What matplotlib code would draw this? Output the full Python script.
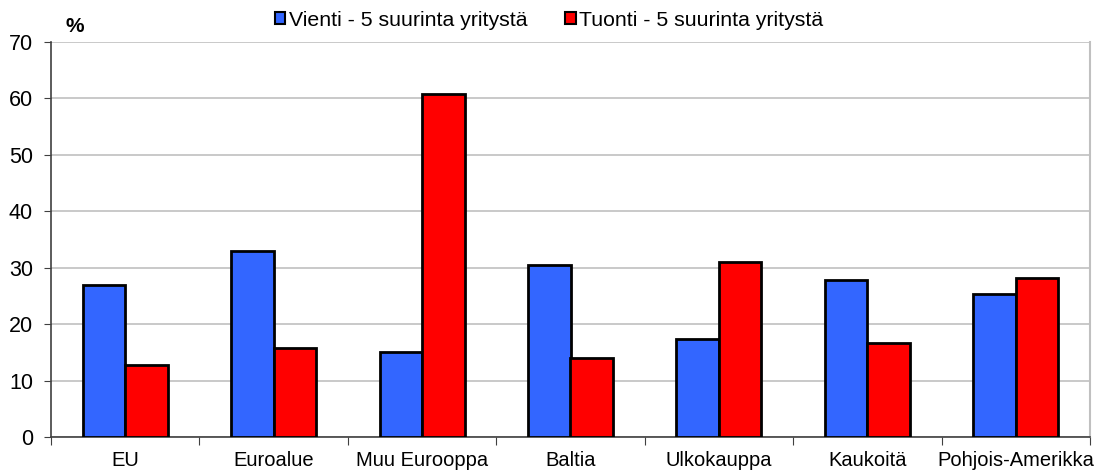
import matplotlib.pyplot as plt
import numpy as np
from matplotlib.patches import Patch

categories = ["EU", "Euroalue", "Muu Eurooppa", "Baltia", "Ulkokauppa", "Kaukoitä", "Pohjois-Amerikka"]
vienti = [27.0, 32.9, 15.0, 30.4, 17.4, 27.8, 25.4]
tuonti = [12.8, 15.7, 60.7, 14.0, 31.0, 16.7, 28.2]
series_labels = ["Vienti - 5 suurinta yritystä", "Tuonti - 5 suurinta yritystä"]

plt.rcParams["font.family"] = ["Liberation Sans", "DejaVu Sans"]

fig = plt.figure(figsize=(11.07, 4.72), dpi=100)
ax = fig.add_axes([51 / 1107, 35 / 472, 1039 / 1107, 395 / 472])

x = np.arange(len(categories))
w = 0.286
ax.bar(x - w / 2, vienti, w, color="#3366ff", edgecolor="black", linewidth=2, zorder=3)
ax.bar(x + w / 2, tuonti, w, color="#ff0000", edgecolor="black", linewidth=2, zorder=3)

ax.set_xlim(-0.5, len(categories) - 0.5)
ax.set_ylim(0, 70)
ax.set_yticks(range(0, 71, 10))
ax.yaxis.grid(True, color="#c0c0c0", linewidth=1.2, zorder=0)

# category labels centred, ticks on the boundaries
ax.set_xticks(np.arange(-0.5, len(categories), 1.0))
ax.set_xticklabels([])
ax.set_xticks(x, minor=True)
ax.set_xticklabels(categories, minor=True, fontsize=14.5)
ax.tick_params(axis="x", which="minor", length=0, pad=10)
ax.tick_params(axis="x", which="major", length=6, color="#404040", direction="out")
ax.tick_params(axis="y", length=5, color="#404040", labelsize=15.5, pad=8)

for side in ["left", "bottom"]:
    ax.spines[side].set_color("#404040")
    ax.spines[side].set_linewidth(1.2)
ax.spines["top"].set_visible(False)
ax.spines["right"].set_color("#c0c0c0")
ax.spines["right"].set_linewidth(1.5)

fig.text(65 / 1107, 1 - 26 / 472, "%", fontsize=15, fontweight="bold", va="center")

handles = [
    Patch(facecolor="#3366ff", edgecolor="black", linewidth=1.5),
    Patch(facecolor="#ff0000", edgecolor="black", linewidth=1.5),
]
fig.legend(handles, series_labels, loc="center", bbox_to_anchor=(549 / 1107, 1 - 20 / 472),
           ncol=2, frameon=False, fontsize=15.3, handlelength=0.5, handleheight=0.5,
           handletextpad=0.15, columnspacing=1.8)

fig.savefig("out.png", dpi=100)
━━━━━━━━
-- EXERCISE BRIEF --
Write the listing out a second time exactly, dropping all images.

-- SOLUTION TO THIS PROBLEM --
What matplotlib code would draw this? Output the full Python script.
import matplotlib.pyplot as plt
import numpy as np
from matplotlib.patches import Patch

categories = ["EU", "Euroalue", "Muu Eurooppa", "Baltia", "Ulkokauppa", "Kaukoitä", "Pohjois-Amerikka"]
vienti = [27.0, 32.9, 15.0, 30.4, 17.4, 27.8, 25.4]
tuonti = [12.8, 15.7, 60.7, 14.0, 31.0, 16.7, 28.2]
series_labels = ["Vienti - 5 suurinta yritystä", "Tuonti - 5 suurinta yritystä"]

plt.rcParams["font.family"] = ["Liberation Sans", "DejaVu Sans"]

fig = plt.figure(figsize=(11.07, 4.72), dpi=100)
ax = fig.add_axes([51 / 1107, 35 / 472, 1039 / 1107, 395 / 472])

x = np.arange(len(categories))
w = 0.286
ax.bar(x - w / 2, vienti, w, color="#3366ff", edgecolor="black", linewidth=2, zorder=3)
ax.bar(x + w / 2, tuonti, w, color="#ff0000", edgecolor="black", linewidth=2, zorder=3)

ax.set_xlim(-0.5, len(categories) - 0.5)
ax.set_ylim(0, 70)
ax.set_yticks(range(0, 71, 10))
ax.yaxis.grid(True, color="#c0c0c0", linewidth=1.2, zorder=0)

# category labels centred, ticks on the boundaries
ax.set_xticks(np.arange(-0.5, len(categories), 1.0))
ax.set_xticklabels([])
ax.set_xticks(x, minor=True)
ax.set_xticklabels(categories, minor=True, fontsize=14.5)
ax.tick_params(axis="x", which="minor", length=0, pad=10)
ax.tick_params(axis="x", which="major", length=6, color="#404040", direction="out")
ax.tick_params(axis="y", length=5, color="#404040", labelsize=15.5, pad=8)

for side in ["left", "bottom"]:
    ax.spines[side].set_color("#404040")
    ax.spines[side].set_linewidth(1.2)
ax.spines["top"].set_visible(False)
ax.spines["right"].set_color("#c0c0c0")
ax.spines["right"].set_linewidth(1.5)

fig.text(65 / 1107, 1 - 26 / 472, "%", fontsize=15, fontweight="bold", va="center")

handles = [
    Patch(facecolor="#3366ff", edgecolor="black", linewidth=1.5),
    Patch(facecolor="#ff0000", edgecolor="black", linewidth=1.5),
]
fig.legend(handles, series_labels, loc="center", bbox_to_anchor=(549 / 1107, 1 - 20 / 472),
           ncol=2, frameon=False, fontsize=15.3, handlelength=0.5, handleheight=0.5,
           handletextpad=0.15, columnspacing=1.8)

fig.savefig("out.png", dpi=100)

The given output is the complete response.